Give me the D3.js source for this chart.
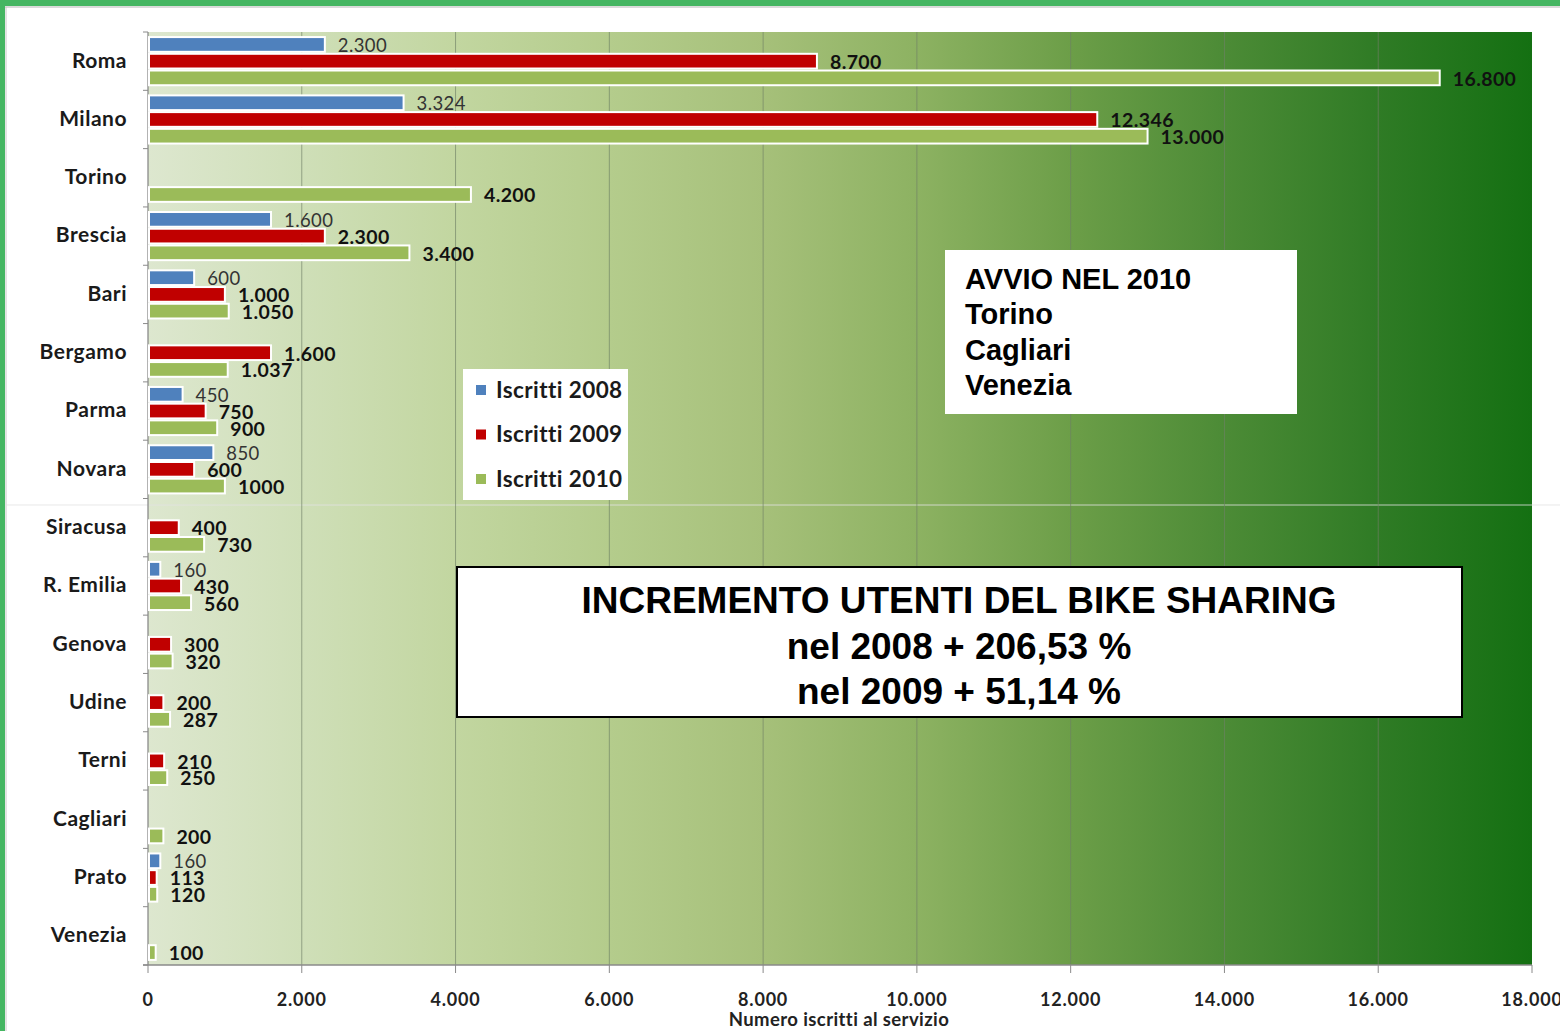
<!DOCTYPE html>
<html>
<head>
<meta charset="utf-8">
<script src="https://cdn.jsdelivr.net/npm/d3@7"></script>
<style>
  body { margin: 0; background: #fff; }
  svg { display: block; }
</style>
</head>
<body>
<div id="chart"></div>
<script>
// categories and values (null = service not active that year)
const cities = ["Roma", "Milano", "Torino", "Brescia", "Bari", "Bergamo", "Parma", "Novara",
    "Siracusa", "R. Emilia", "Genova", "Udine", "Terni", "Cagliari", "Prato", "Venezia"]
const series = ["Iscritti 2008", "Iscritti 2009", "Iscritti 2010"]
const iscritti2008 = [2300, 3324, null, 1600, 600, null, 450, 850, null, 160, null, null, null, null, 160, null]
const iscritti2009 = [8700, 12346, null, 2300, 1000, 1600, 750, 600, 400, 430, 300, 200, 210, null, 113, null]
const iscritti2010 = [16800, 13000, 4200, 3400, 1050, 1037, 900, 1000, 730, 560, 320, 287, 250, 200, 120, 100]
const xTicks = [0, 2000, 4000, 6000, 8000, 10000, 12000, 14000, 16000, 18000]
const colors = ["#4f81bd", "#c00000", "#9bbb59"]
const avvioLines = ["AVVIO NEL 2010", "Torino", "Cagliari", "Venezia"]
const titleLines = ["INCREMENTO UTENTI DEL BIKE SHARING", "nel 2008 + 206,53 %", "nel 2009 + 51,14 %"]

var W = 1560, H = 1031
var margin = {top: 32, left: 148, right: 28, bottom: 66}
var sans = "Lato, 'Open Sans', sans-serif"

var svg = d3.select("#chart").append("svg")
    .attr("width", W)
    .attr("height", H)

// italian number format, the source shows Novara 2010 as plain "1000"
var it = d3.formatLocale({decimal: ",", thousands: ".", grouping: [3], currency: ["€", ""]})
var fmt = it.format(",d")
function labelText(v, ci, si) {
    if (cities[ci] == "Novara" && si == 2) return String(v)
    return fmt(v)
}

var x = d3.scaleLinear().domain([0, 18000]).range([margin.left, W - margin.right])
var y0 = d3.scaleBand().domain(cities).range([margin.top, H - margin.bottom])
    .paddingInner(0.14).paddingOuter(0.07)
var y1 = d3.scaleBand().domain(series).range([0, y0.bandwidth()])

// background gradient of the plot area
var defs = svg.append("defs")
var grad = defs.append("linearGradient").attr("id", "bg").attr("x1", "0%").attr("x2", "100%")
var stops = ["#dde7cf", "#cfdfb8", "#c2d6a0", "#b4cc8c", "#a6c07a", "#8db262", "#6c9e48", "#4c8b36", "#2f7b25", "#147012"]
stops.forEach(function(c, i) {
    grad.append("stop").attr("offset", (i / (stops.length - 1) * 100) + "%").attr("stop-color", c)
})

svg.append("rect").attr("x", x(0)).attr("y", margin.top)
    .attr("width", x(18000) - x(0)).attr("height", H - margin.bottom - margin.top)
    .attr("fill", "url(#bg)")

// outer frame
svg.append("rect").attr("x", 0).attr("y", 0).attr("width", W).attr("height", 6).attr("fill", "#45b662")
svg.append("rect").attr("x", 0).attr("y", 0).attr("width", 5).attr("height", H).attr("fill", "#45b662")
svg.append("line").attr("x1", 5).attr("x2", W).attr("y1", 7).attr("y2", 7).attr("stroke", "#b5b5b5")
svg.append("line").attr("x1", 6).attr("x2", 6).attr("y1", 7).attr("y2", H).attr("stroke", "#c8c8c8")
svg.append("line").attr("x1", 6).attr("x2", W).attr("y1", 505).attr("y2", 505)
    .attr("stroke", "#e2e2e2").attr("stroke-opacity", 0.8)

// gridlines
svg.append("g").selectAll("line").data(xTicks.slice(1, -1)).enter().append("line")
    .attr("x1", d => x(d)).attr("x2", d => x(d))
    .attr("y1", margin.top).attr("y2", H - margin.bottom)
    .attr("stroke", "#6f7f66").attr("stroke-opacity", 0.65)

// axes
var bottom = H - margin.bottom
svg.append("line").attr("x1", x(0) - 5).attr("x2", x(18000)).attr("y1", bottom).attr("y2", bottom)
    .attr("stroke", "#8a8a8a").attr("stroke-width", 1.3)
svg.append("line").attr("x1", x(0)).attr("x2", x(0)).attr("y1", margin.top).attr("y2", bottom)
    .attr("stroke", "#8a8a8a").attr("stroke-width", 1.3)
svg.append("g").selectAll("line").data(xTicks).enter().append("line")
    .attr("x1", d => x(d)).attr("x2", d => x(d)).attr("y1", bottom).attr("y2", bottom + 8)
    .attr("stroke", "#8a8a8a")
var bounds = d3.range(cities.length + 1).map(i => margin.top + i * y0.step())
svg.append("g").selectAll("line").data(bounds).enter().append("line")
    .attr("x1", x(0) - 5).attr("x2", x(0)).attr("y1", d => d).attr("y2", d => d)
    .attr("stroke", "#8a8a8a")

svg.append("g").selectAll("text").data(xTicks).enter().append("text")
    .attr("x", d => x(d)).attr("y", bottom + 41)
    .attr("text-anchor", "middle")
    .style("font", "bold 18px " + sans).style("letter-spacing", "0.8px").style("fill", "#222")
    .text(d => fmt(d))

svg.append("text").attr("x", 839).attr("y", bottom + 61)
    .attr("text-anchor", "middle")
    .style("font", "bold 18.5px " + sans).style("letter-spacing", "0.4px").style("fill", "#222")
    .text("Numero iscritti al servizio")

// category labels
svg.append("g").selectAll("text").data(cities).enter().append("text")
    .attr("x", 127).attr("y", d => y0(d) + y0.bandwidth() / 2 - 1)
    .attr("dy", "0.35em").attr("text-anchor", "end")
    .style("font", "bold 21px " + sans).style("letter-spacing", "0.5px").style("fill", "#1a1a1a")
    .text(d => d)

// bars
var rows = []
cities.forEach(function(c, ci) {
    [iscritti2008, iscritti2009, iscritti2010].forEach(function(arr, si) {
        if (arr[ci] != null) rows.push({city: c, ci: ci, si: si, value: arr[ci]})
    })
})

var group = svg.append("g")
group.selectAll("rect").data(rows).enter().append("rect")
    .attr("x", x(0) + 1)
    .attr("y", d => y0(d.city) + y1(series[d.si]) + 1)
    .attr("width", d => Math.max(1, x(d.value) - x(0) - 1))
    .attr("height", y1.bandwidth() - 2)
    .attr("fill", d => colors[d.si])
    .attr("stroke", "#ffffff").attr("stroke-width", 2)

group.selectAll("text").data(rows).enter().append("text")
    .attr("x", d => x(d.value) + 13)
    .attr("y", d => y0(d.city) + y1(series[d.si]) + y1.bandwidth() / 2 + 1)
    .attr("dy", "0.35em")
    .style("font", d => d.si == 0 ? "18.5px " + sans : "bold 19.5px " + sans)
    .style("letter-spacing", "0.4px")
    .style("fill", d => d.si == 0 ? "#333" : "#111")
    .text(d => labelText(d.value, d.ci, d.si))

// legend
var legend = svg.append("g").attr("transform", "translate(463,369)")
legend.append("rect").attr("width", 165).attr("height", 131).attr("fill", "#fff")
series.forEach(function(s, i) {
    legend.append("rect").attr("x", 13).attr("y", 16 + i * 44.5).attr("width", 10).attr("height", 10)
        .attr("fill", colors[i])
    legend.append("text").attr("x", 33).attr("y", 21 + i * 44.5).attr("dy", "0.35em")
        .style("font", "bold 22.5px " + sans).style("letter-spacing", "0.4px").style("fill", "#1a1a1a")
        .text(s)
})

// "AVVIO NEL 2010" box
var avvio = svg.append("g").attr("transform", "translate(945,250)")
avvio.append("rect").attr("width", 352).attr("height", 164).attr("fill", "#fff")
avvio.selectAll("text").data(avvioLines).enter().append("text")
    .attr("x", 20).attr("y", (d, i) => 39 + i * 35.3)
    .style("font", "bold 29px 'Liberation Sans', Arial, sans-serif").style("fill", "#000")
    .text(d => d)

// big title box
var tbox = svg.append("g").attr("transform", "translate(457,567)")
tbox.append("rect").attr("width", 1005).attr("height", 150).attr("fill", "#fff")
    .attr("stroke", "#000").attr("stroke-width", 2)
tbox.selectAll("text").data(titleLines).enter().append("text")
    .attr("x", 502).attr("y", (d, i) => 46 + i * 45.5)
    .attr("text-anchor", "middle")
    .style("font", "bold 37px 'Liberation Sans', Arial, sans-serif").style("fill", "#000")
    .text(d => d)
</script>
</body>
</html>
■ ■ ■ ■ ■
Stated goal: Identify lines with the string "source". Copy each one.

Exercise answer:
Give me the D3.js source for this chart.
// italian number format, the source shows Novara 2010 as plain "1000"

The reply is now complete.